En cherchant un mot dans le dictionnaire, je note une fois de plus la façon ingénieuse dont ils sont rangés, qui permet de retrouver celui qu’on cherche si rapidement. L’idée est simple et merveilleuse : on commence par classer les mots d’après leur première lettre, suivant l’ordre alphabétique : tous les mots commençant par A viendront avant tous ceux commençant par B, eux-même précédant tous ceux commençant par C. Puis dans chacun de ces groupes ayant la même lettre initiale, on considère la seconde lettre : tous les mots ABxxx viendront avant tous les mots ACxxx. Et ainsi de suite, jusqu’à ce que toutes les lettres du mot aient été successivement comparées à celles des autres mots, l’absence de lettre étant prise comme « lettre 0 » de l’alphabet : « an » vient avant « ancien », « à » est définitivement le premier mot du dictionnaire et l’onomatopée zzz….zzz à toutes les chances de rester longtemps le dernier.
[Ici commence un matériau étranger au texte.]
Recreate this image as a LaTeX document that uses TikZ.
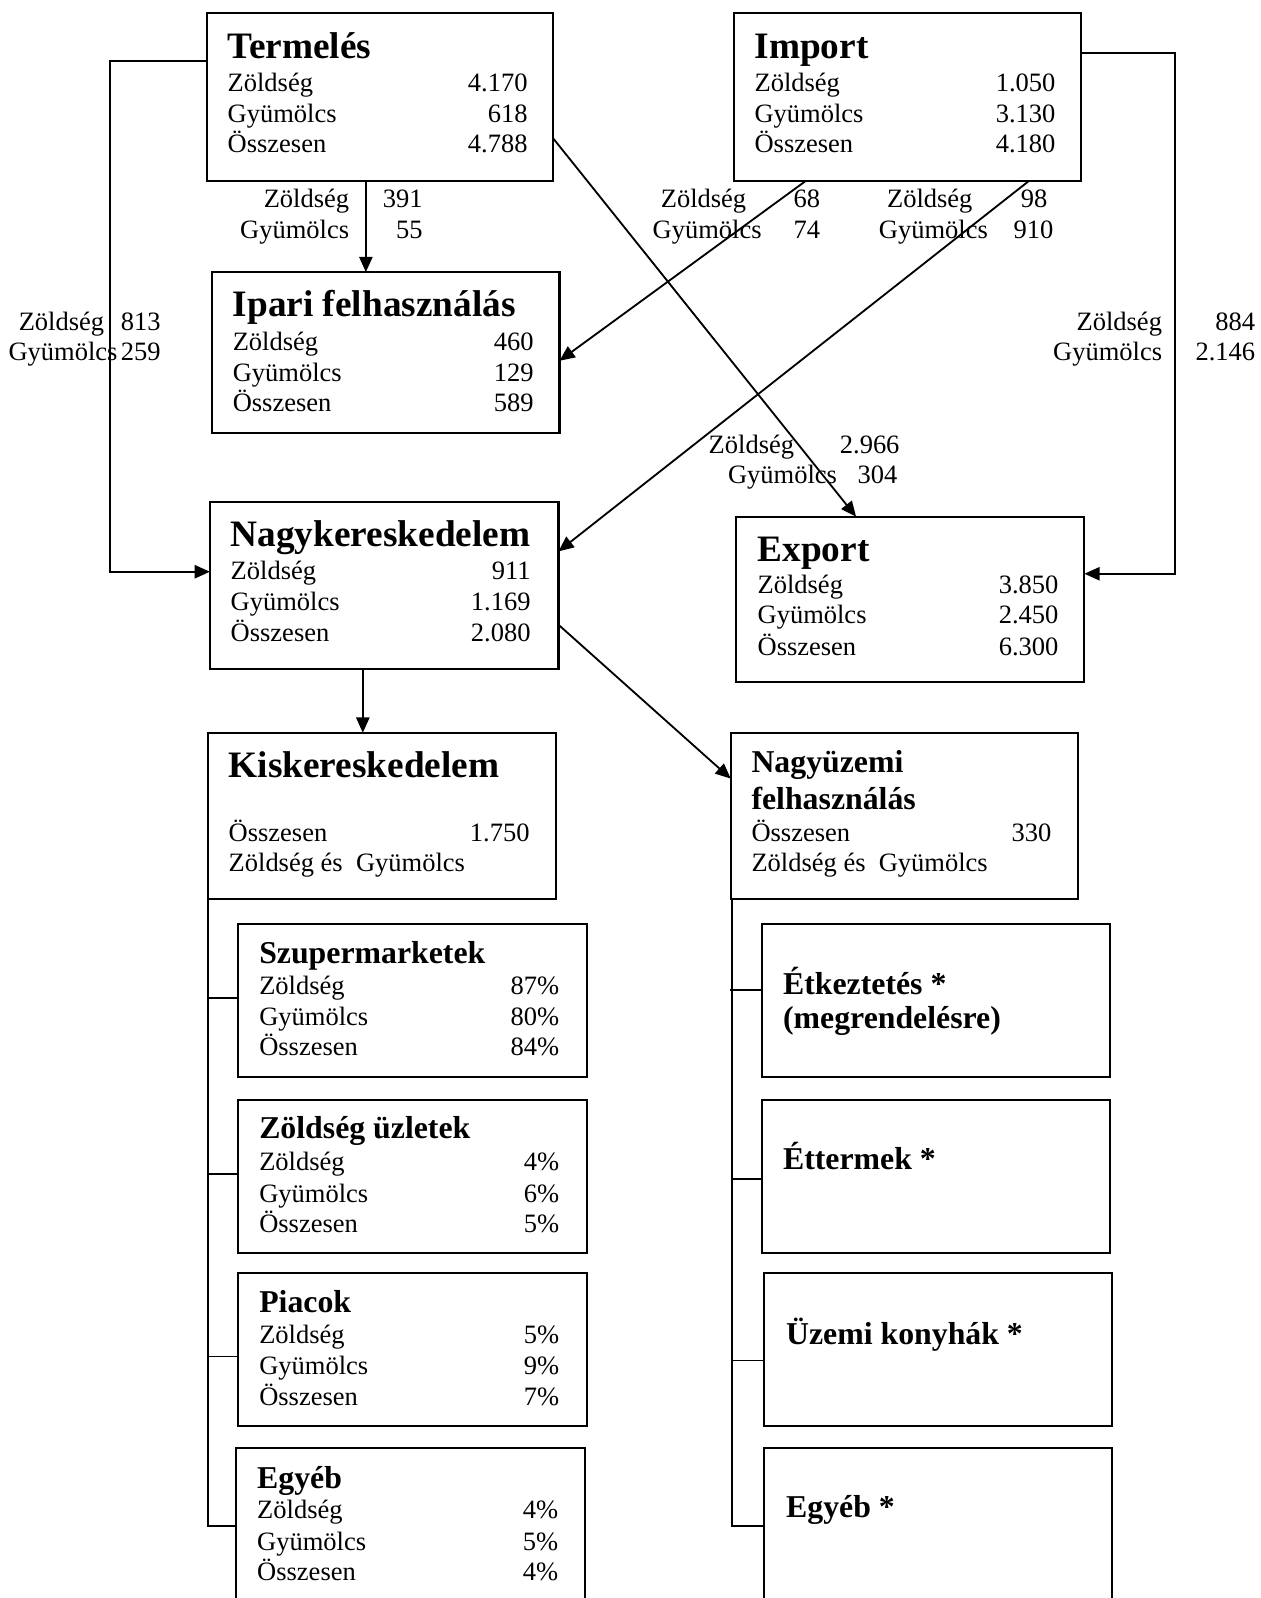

Le plus remarquable est que les potentialités de ce classement sont infinies : n’importe quel mot étranger, néologisme, terme inventé, nom propre ….. trouvera sa place, unique, au milieu des mots familiers déjà répertoriés. Cette infinité de mots potentiels, futurs, imaginaires, aléatoires, ayant leur place entre deux mots existants rappelle cette nouvelle de Jorge Luis Borges, Le Livre de Sable, décrivant un livre fabuleux recelant une infinité de pages entre deux quelconques d’entre elles. Une belle image de la droite réelle ! Et de fait, cet ordre du dictionnaire a un statut mathématique, sous le nom d’ordre lexicographique, relié à la notion de continu. Il est utilisé pour construire un ordre sur des suites finies partant d’un ordre sur l’ensemble où sont pris les éléments de ces suites, exactement comme l’ordre alphabétique nous permet de dire si un mot vient avant l’autre. Si on y inclut les mots de longueur infinie, nous obtenons un ensemble qui a la puissance du continu. En particulier, l’ordre naturel sur les nombres réels de l’intervalle [0,1[ correspond à l’ordre lexicographique pour les suites de leurs décimales : 0, 133 est inférieur à 0, 134 et le nombre 0, 1333333 …. (où le dernier chiffre est répété à l’infini) est compris entre les deux précédents.
Et le lien avec les structures fractales annoncé dans le titre ? Nous allons considérer l’ensemble de Cantor le plus simple, qu’on qualifie de « triadique ». Il est obtenu par la procédure suivante : on part de l’intervalle (au départ [0,1]), qu’on subdivise en trois parties égales, et on retire celle du milieu. Les deux parties conservées, [0,1/3] et [2/3, 1], sont à leur tour subdivisées en trois parties égales, où l’on retire celle du milieu, ce qui donne quatre intervalles de longueur 1/9. Et ainsi de suite, à l’infini. A la limite, le résultat de cette procédure récursive est un ensemble très lacunaire, de mesure (masse) nulle, d’intérieur vide (il ne contient pas d’intervalles), mais non dénombrable. L’ordre lexicographique est alors étroitement relié à la façon de donner l’adresse d’un point sur cet ensemble de Cantor : à chaque subdivision, on attribue le label 0 aux parties gauches et le label 1 aux parties droites (les parties que l’on garde). Par exemple, les points de la partie de l’ensemble de Cantor contenue dans [2/9, 1/3] auront tous une adresse commençant par « 01 ». Et c’est ainsi qu’on montre que l’ensemble de Cantor peut être mis en correspondance avec l’ensemble des réels de l’intervalle [0,1]. En effet, on peut représenter chaque nombre réel de l’intervalle par une suite de 0 et de 1, où les chiffres successifs viennent en facteur d’une puissance croissante de 1/2, exactement comme les décimales familières viennent en facteur d’une puissance croissante de 1/10. De même que ces puissances de 1/10 justifient le nom de « décimales », le développement d’un nombre réel de [0, 1[ en puissance de 1/2 s’appelle son « développement dyadique », empruntant cette fois au grec et non plus au latin. Et par l’intermédiaire de ce développement, chaque point de l’ensemble de Cantor, via son adresse, représente un nombre réel de l’intervalle [0,1].